Studio Classes


Classes: Third week of January, April, July and October

In a studio class, you have the opportunity to perform for other students and then get feedback about your performance from the instructor and the other students.  There will also be time to have discussions about issues of interpretation, presentation, or whatever else seems to be pertinent to the performances that evening.

Four weeks of the year will be devoted to studio classes instead of private lessons.  Each night of those weeks will be a about a two-hour class, beginning at 6:00pm for a maximum of 7 students.  Each student will have about 15 minutes to devote a piece or two they’d like to present.  The studio class will count in the tuition as one lesson.  If you choose not to participate in a studio class, it will not count as a lesson that can be made up.  You are always welcome to attend, but not perform.

What can you get out of these classes?

Learning to be a musician is more than just tone, pitch and rhythm.  You must also be expressive, musically and dramatically.  This involves attention to, and subtle manipulation of dynamics, articulation, phrasing, only to name a few.  Still, these fall into the realm of what we might hear on your own CD - there is yet another important element that must be addressed: live performance. 

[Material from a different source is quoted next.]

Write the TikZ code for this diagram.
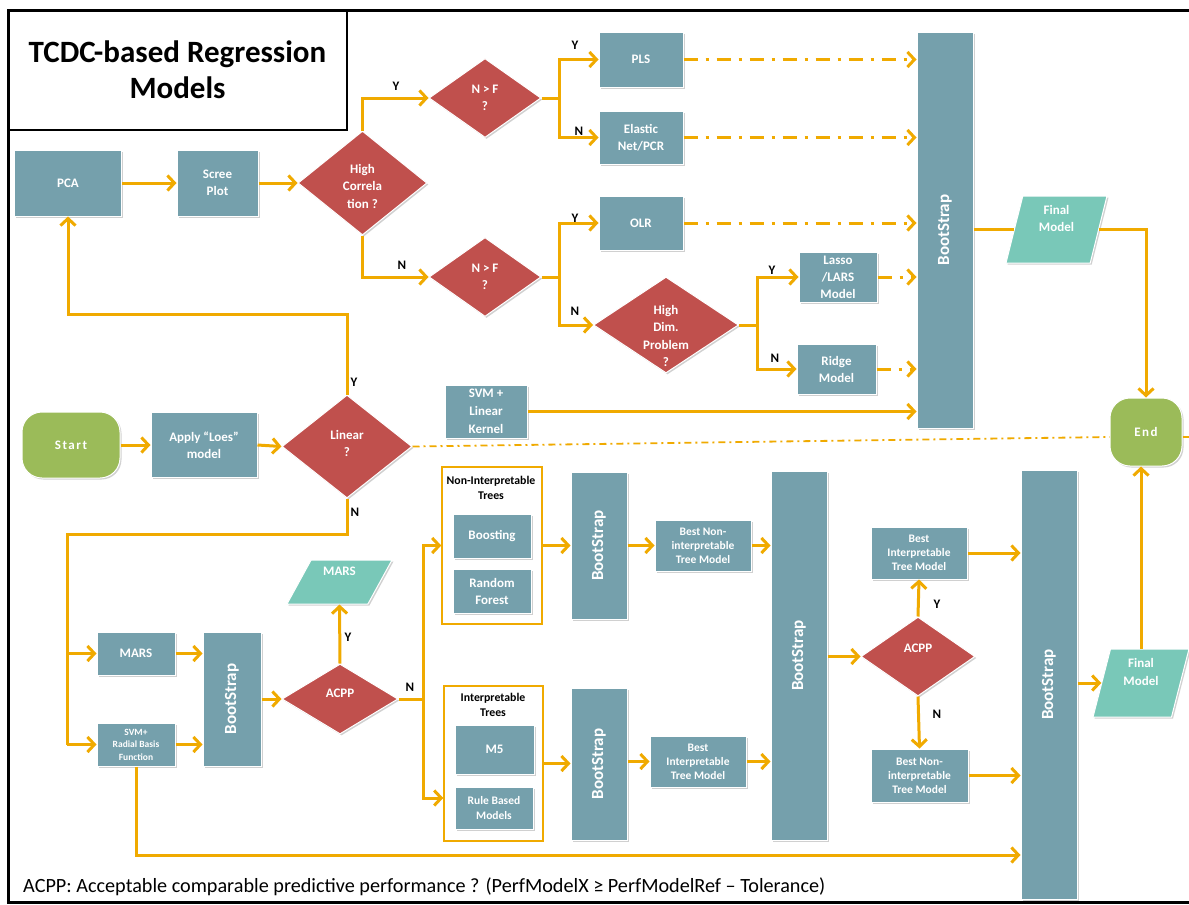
\documentclass[tikz,border=0pt]{standalone}
\usepackage{fontspec}
\setmainfont{Carlito}
\usetikzlibrary{shapes.geometric,arrows.meta,shadows,calc}

\definecolor{tealbox}{RGB}{117,160,172}
\definecolor{redbox}{RGB}{192,80,77}
\definecolor{termgreen}{RGB}{155,187,89}
\definecolor{iobox}{RGB}{121,200,184}
\definecolor{flow}{RGB}{240,170,0}

\begin{document}
\begin{tikzpicture}[x=1pt,y=-1pt,
  sz/.style 2 args={minimum width=#1pt, minimum height=#2pt},
  base/.style={draw=white, line width=1pt,
    drop shadow={shadow xshift=1.5pt, shadow yshift=-1.5pt, opacity=.3, fill=black!60}},
  proc/.style={base, rectangle, fill=tealbox, text=white, align=center, inner sep=0pt,
    font=\bfseries\fontsize{13}{17}\selectfont},
  small/.style={font=\bfseries\fontsize{11.5}{14}\selectfont},
  bar/.style={base, rectangle, fill=tealbox, minimum width=56pt, inner sep=0pt},
  bartext/.style={rotate=90, text=white, inner sep=0pt, font=\bfseries\fontsize{17}{17}\selectfont},
  decision/.style={base, diamond, fill=redbox, inner sep=0pt},
  dtext/.style={text=white, align=center, inner sep=0pt, font=\bfseries\fontsize{13}{17.5}\selectfont},
  io/.style={base, trapezium, trapezium stretches=true, fill=iobox, inner sep=2pt},
  term/.style={base, rectangle, rounded corners=20pt, fill=termgreen, text=white,
    font=\bfseries\fontsize{13}{13}\selectfont\addfontfeatures{LetterSpace=12}},
  group/.style={rectangle, draw=flow, line width=1.5pt, fill=white, inner sep=0pt},
  gtitle/.style={text=black, align=center, inner sep=0pt, font=\bfseries\fontsize{11.8}{15}\selectfont},
  yn/.style={text=black, inner sep=0pt, font=\bfseries\fontsize{13}{13}\selectfont},
  arr/.style={draw=flow, line width=3pt, -{Straight Barb[length=7pt,width=15pt]}},
  link/.style={draw=flow, line width=3pt},
  dd/.style={arr, dash pattern=on 14pt off 8pt on 3pt off 8pt},
  thinlink/.style={draw=flow, line width=1.8pt, dash pattern=on 7pt off 4pt on 2pt off 4pt},
  titlebox/.style={rectangle, draw=black, line width=2pt, fill=white, align=center,
    font=\bfseries\fontsize{31}{36}\selectfont},
]
\useasboundingbox (0,0) rectangle (1189,905);
\fill[white] (0,0) rectangle (1189,905);

% ---------- title ----------
\node[titlebox, sz={339}{120}] (title) at (177.5,70) {TCDC-based Regression\\Models};

% ---------- upper branch ----------
\node[proc, sz={107}{66}] (pca) at (68,183) {PCA};
\node[proc, sz={81}{66}] (scree) at (217.5,183) {Scree\\Plot};
\node[decision, sz={129}{104}, label={[dtext, yshift=-3pt]center:High\\Correla\\tion ?}] (hc) at (362.5,183) {};
\node[decision, sz={112}{79}, label={[dtext]center:N > F\\?}] (nf1) at (485,98) {};
\node[decision, sz={112}{79}, label={[dtext]center:N > F\\?}] (nf2) at (485,277) {};
\node[proc, sz={84}{55}] (pls) at (641,59.5) {PLS};
\node[proc, sz={84}{53}] (enet) at (641,137.5) {Elastic\\Net/PCR};
\node[proc, sz={84}{54}] (olr) at (641,223) {OLR};
\node[decision, sz={145}{96}, label={[dtext, yshift=-11pt]center:High\\Dim.\\Problem\\?}] (hd) at (666,325) {};
\node[proc, sz={78}{50}] (lasso) at (838,277) {Lasso\\/LARS\\Model};
\node[proc, sz={79}{50}] (ridge) at (836.5,369) {Ridge\\Model};
\node[bar, minimum height=396pt, label={[bartext]center:BootStrap}] (bs1) at (945,230) {};
\node[io, trapezium left angle=76, trapezium right angle=104, sz={101}{67},
  label={[dtext, yshift=11pt]center:Final\\Model}] (fm1) at (1056.5,229.5) {};
\node[term, sz={72}{68}] (end) at (1146,432) {End};

% ---------- start row ----------
\node[term, sz={98}{66}] (start) at (71,445) {Start};
\node[proc, sz={106}{65}] (apply) at (204,445) {Apply “Loes”\\model};
\node[decision, sz={130}{103}, label={[dtext, yshift=3pt]center:Linear\\?}] (lin) at (347,446.5) {};
\node[proc, sz={82}{53}, font=\bfseries\fontsize{13}{18}\selectfont] (svml) at (486,411.5) {SVM +\\Linear\\Kernel};

% ---------- lower left ----------
\node[proc, sz={78}{43}] (mars) at (136,653.5) {MARS};
\node[proc, sz={78}{43}, font=\bfseries\fontsize{9.5}{12.5}\selectfont] (svmr) at (136,744.5) {SVM+\\Radial Basis\\Function};
\node[bar, minimum height=134pt, minimum width=58pt, label={[bartext]center:BootStrap}] (bs2) at (232,699) {};
\node[decision, sz={116}{70}, label={[dtext, yshift=6pt]center:ACPP}] (acpp1) at (340,699) {};
\node[io, trapezium left angle=67, trapezium right angle=113, sz={105}{44},
  label={[dtext, yshift=11pt]center:MARS}] (marsout) at (339.5,582) {};

% ---------- tree groups ----------
\node[group, sz={100}{157}] (ni) at (492,545.5) {};
\node[gtitle] (nit) at (491,487.5) {Non-Interpretable\\Trees};
\node[proc, sz={78}{44}] (boost) at (492,536) {Boosting};
\node[proc, sz={78}{44}] (rf) at (492,591) {Random\\Forest};
\node[group, sz={99}{155}] (gi) at (493.5,763.5) {};
\node[gtitle] (git) at (493,705) {Interpretable\\Trees};
\node[proc, sz={79}{49}] (m5) at (494.5,749.5) {M5};
\node[proc, sz={78}{42}, font=\bfseries\fontsize{11.5}{15}\selectfont] (rbm) at (494,808) {Rule Based\\Models};

\node[bar, minimum height=147pt, label={[bartext]center:BootStrap}] (bsni) at (599,545.5) {};
\node[bar, minimum height=152pt, label={[bartext]center:BootStrap}] (bsi) at (599,764) {};
\node[proc, small, sz={96}{51}] (bestni1) at (703,545.5) {Best Non-\\interpretable\\Tree Model};
\node[proc, small, sz={96}{51}] (besti1) at (698,761.5) {Best\\Interpretable\\Tree Model};
\node[bar, minimum height=369pt, label={[bartext]center:BootStrap}] (bs3) at (799,655.5) {};
\node[decision, sz={114}{79}, label={[dtext, yshift=8pt]center:ACPP}] (acpp2) at (918,656.5) {};
\node[proc, small, sz={96}{52}] (besti2) at (919,553) {Best\\Interpretable\\Tree Model};
\node[proc, small, sz={97}{53}] (bestni2) at (919.5,775.5) {Best Non-\\interpretable\\Tree Model};
\node[bar, minimum height=429pt, label={[bartext]center:BootStrap}] (bs4) at (1049,684.5) {};
\node[io, trapezium left angle=74, trapezium right angle=106, sz={96}{68},
  label={[dtext, yshift=11pt]center:Final\\Model}] (fm2) at (1141,683) {};

% ---------- note ----------
\node[anchor=base west, inner sep=0pt, font=\fontsize{20.2}{20.2}\selectfont] (note) at (23,892)
  {ACPP: Acceptable comparable predictive performance ? (PerfModelX ≥ PerfModelRef – Tolerance)};

% ---------- connectors: upper part ----------
\draw[arr] (pca) -- (scree);
\draw[arr] (scree) -- (hc);
\draw[arr] (hc.north) |- (nf1.west);
\draw[arr] (hc.south) |- (nf2.west);
\node[yn] (y1) at (396,86) {Y};
\node[yn] (n1) at (402,265) {N};

\coordinate (b1) at ($(nf1.east)+(18,0)$);
\draw[arr] (nf1.east) -- (b1) |- (pls.west);
\draw[arr] (b1) |- (enet.west);
\node[yn] (y2) at (575,45) {Y};
\node[yn] (n2) at (579,131) {N};

\coordinate (b2) at ($(nf2.east)+(18,0)$);
\draw[arr] (nf2.east) -- (b2) |- (olr.west);
\draw[arr] (b2) |- (hd.west);
\node[yn] (y3) at (575,218) {Y};
\node[yn] (n3) at (575,311) {N};

\coordinate (b3) at ($(hd.east)+(18,0)$);
\draw[arr] (hd.east) -- (b3) |- (lasso.west);
\draw[arr] (b3) |- (ridge.west);
\node[yn] (y4) at (772,270) {Y};
\node[yn] (n4) at (775,358) {N};

\draw[dd] (pls.east) -- (pls.east -| bs1.west);
\draw[dd] (enet.east) -- (enet.east -| bs1.west);
\draw[dd] (olr.east) -- (olr.east -| bs1.west);
\draw[dd] (lasso.east) -- (lasso.east -| bs1.west);
\draw[dd] (ridge.east) -- (ridge.east -| bs1.west);
\draw[arr] (svml.east) -- (svml.east -| bs1.west);
\draw[link] (bs1.east |- fm1.west) -- (fm1.west);
\draw[arr] (fm1.east) -| (end.north);

% ---------- connectors: start row ----------
\draw[arr] (start) -- (apply);
\draw[arr] (apply.east) -- (lin.west);
\draw[arr] (lin.north) -- ++(0,-80) -| (pca.south);
\node[yn] (y5) at (354,382) {Y};
\coordinate (lb) at (67,534);
\draw[link] (lin.south) |- (lb) -- (lb |- svmr.west);
\draw[arr] (lb |- mars.west) -- (mars.west);
\draw[arr] (lb |- svmr.west) -- (svmr.west);
\node[yn] (n5) at (355,512) {N};
\coordinate (rim) at (1189,437);
\draw[thinlink] (lin.east) -- ([yshift=-5pt]end.west);
\draw[thinlink] ([yshift=-5pt]end.east) -- (rim);

% ---------- connectors: lower part ----------
\draw[arr] (mars.east) -- (mars.east -| bs2.west);
\draw[arr] (svmr.east) -- (svmr.east -| bs2.west);
\draw[arr] (bs2.east) -- (acpp1.west);
\draw[arr] (acpp1.north) -- (marsout.south);
\node[yn] (y6) at (348,637) {Y};
\coordinate (b4) at ($(acpp1.east)+(25,0)$);
\draw[arr] (acpp1.east) -- (b4) |- (ni.west);
\draw[arr] (b4) |- ([yshift=-34.5pt]gi.west);
\node[yn] (n6) at (410,687) {N};

\draw[arr] (ni.east) -- (ni.east -| bsni.west);
\draw[arr] (gi.east) -- (gi.east -| bsi.west);
\draw[arr] (bsni.east |- bestni1.west) -- (bestni1.west);
\draw[arr] (bsi.east |- besti1.west) -- (besti1.west);
\draw[arr] (bestni1.east) -- (bestni1.east -| bs3.west);
\draw[arr] (besti1.east) -- (besti1.east -| bs3.west);
\draw[arr] (bs3.east |- acpp2.west) -- (acpp2.west);
\draw[arr] (acpp2.north) -- (besti2.south);
\draw[arr] (acpp2.south) -- (bestni2.north);
\node[yn] (y7) at (937,604) {Y};
\node[yn] (n7) at (937,714) {N};
\draw[arr] (besti2.east) -- (besti2.east -| bs4.west);
\draw[arr] (bestni2.east) -- (bestni2.east -| bs4.west);
\draw[arr] (svmr.south) |- ($(bs4.west)+(0,170.5)$);
\draw[arr] (bs4.east |- fm2.west) -- (fm2.west);
\draw[arr] (fm2.north) -- (fm2.north |- end.south);

% ---------- outer frame ----------
\draw[line width=3pt] (1189,10) -- (8,10) -- (8,902) -- (1189,902);
\end{tikzpicture}
\end{document}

Getting up in front of an audience and presenting your music requires another whole set of skills that are difficult to really address in one-on-one lessons.  You must become actors.  You must be striving to make a connection with your audience at all times.

What the Studio Class will address are these elements of both musical interpretation (phrasing, etc.) and live performance (acting, connection, etc.).  Of course, these are things we ALL need to work on.

The Studio Class format allows us the opportunity to see how we’re being perceived by a group of people.  It gives us the opportunity to work on our skills of performing for (interacting with) a group of people.  It gives us the chance to discuss with others the craft of interpretation and presentation.  I ask my students to listen critically to recordings and it is also necessary for them to be able to observe performances with a critical eye and recognize what works and what doesn’t.

Of course, “critical” does not mean “negative.”  We all need to be very careful to be supportive and positive in our discussions of the performances we observe.